III Filar humanistycznego rozwoju: Zaplecze kulturowe. Oczywiście wychodzenie do kina, teatru i czytanie książek, udanie się na wycieczkę przyczyniają się do humanistycznego rozwoju, jednak najważniejsze, żeby nie był to bierny, czysto konsumpcyjny odbiór, z którego de facto niewiele wynika, oprócz tego, że istotnie dana osoba powie, że przeczytała książkę, czy była w kinie. Jest to oczywiście dobry start, grunt do rozwoju, ale nie jego gwarant.
IV Filar humanistycznego rozwoju: Mentorzy. Podobno jesteśmy wypadkową pięciu osób, z którymi najczęściej przebywamy, warto – biorąc to pod uwagę – wybierać najlepszych dla siebie mentorów i nie zrazić się, że (być może tylko początkowo) wysoko została zawieszona poprzeczka. Lepiej wspinać się do najlepszego efektu, mieć doskonałe matryce, niż potem tracić energię i frustrować się, poprawiając wyuczone błędy. Konkludując, MOCNA ŻARÓWKA DAJE WIĘCEJ ŚWIATŁA, PODOBNIE Z MENTORAMI, WYBIERAJ NAJLEPSZE ŹRÓDŁA I ŚWIETNYCH MENTORÓW.
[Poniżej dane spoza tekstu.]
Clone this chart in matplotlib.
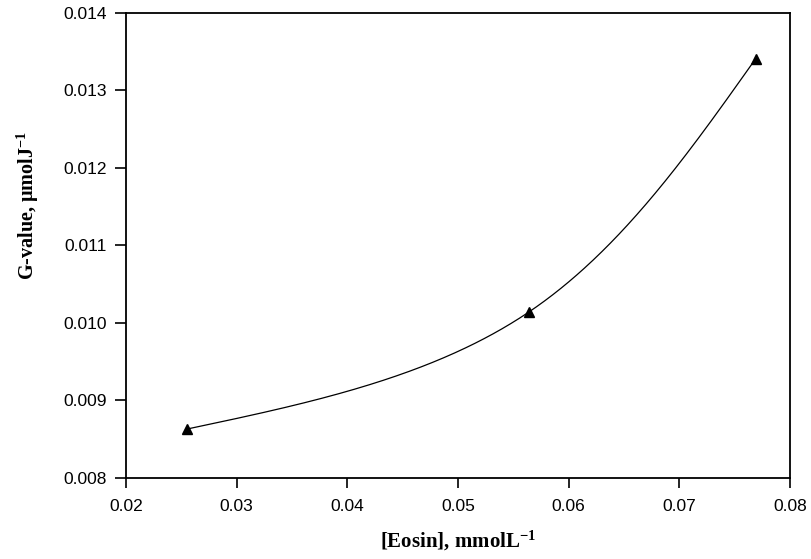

V Filar humanistycznego rozwoju: Jakość. Bezwzględnie należy o zabiegać o nią i dbać o nią. Rozeznanie humanistyczne jest czasochłonne, wymaga też wiedzy, dojrzałości, myślenia, gdyż w statystykach wszystko może się zgadzać, natomiast finały mogą być zupełnie zaskakujące, jakby rozgrywane na antypodach. Np. w statystyce butem jest but robiony na miarę u szewca, kupiony w luksusowym sklepie, sieciówce i ten znoszony ze sklepu z tanią odzieżą. Oczywiście nie chodzi o gradację i deprecjonowanie, tylko o zrozumienie sytuacji. Jeśli szukasz butów, to właściwie każdy z wymienionych jest dla ciebie, bo jest butem. Konkludując, W OSTATECZNYM ROZRACHUNKU PRZEDE WSZYSTKIM JAKOŚĆ MA ZNACZENIE.
Ponieważ wpis chyli się ku zakończeniu, jeszcze raz wypada nawołać: dbajcie o język, spójność przekazu, aktywny udział w kulturze, dobierajcie świetnych mentorów i dbajcie o jakość. CTS pozdrawia Was serdecznie i z impetem:)! Udanego tygodnia!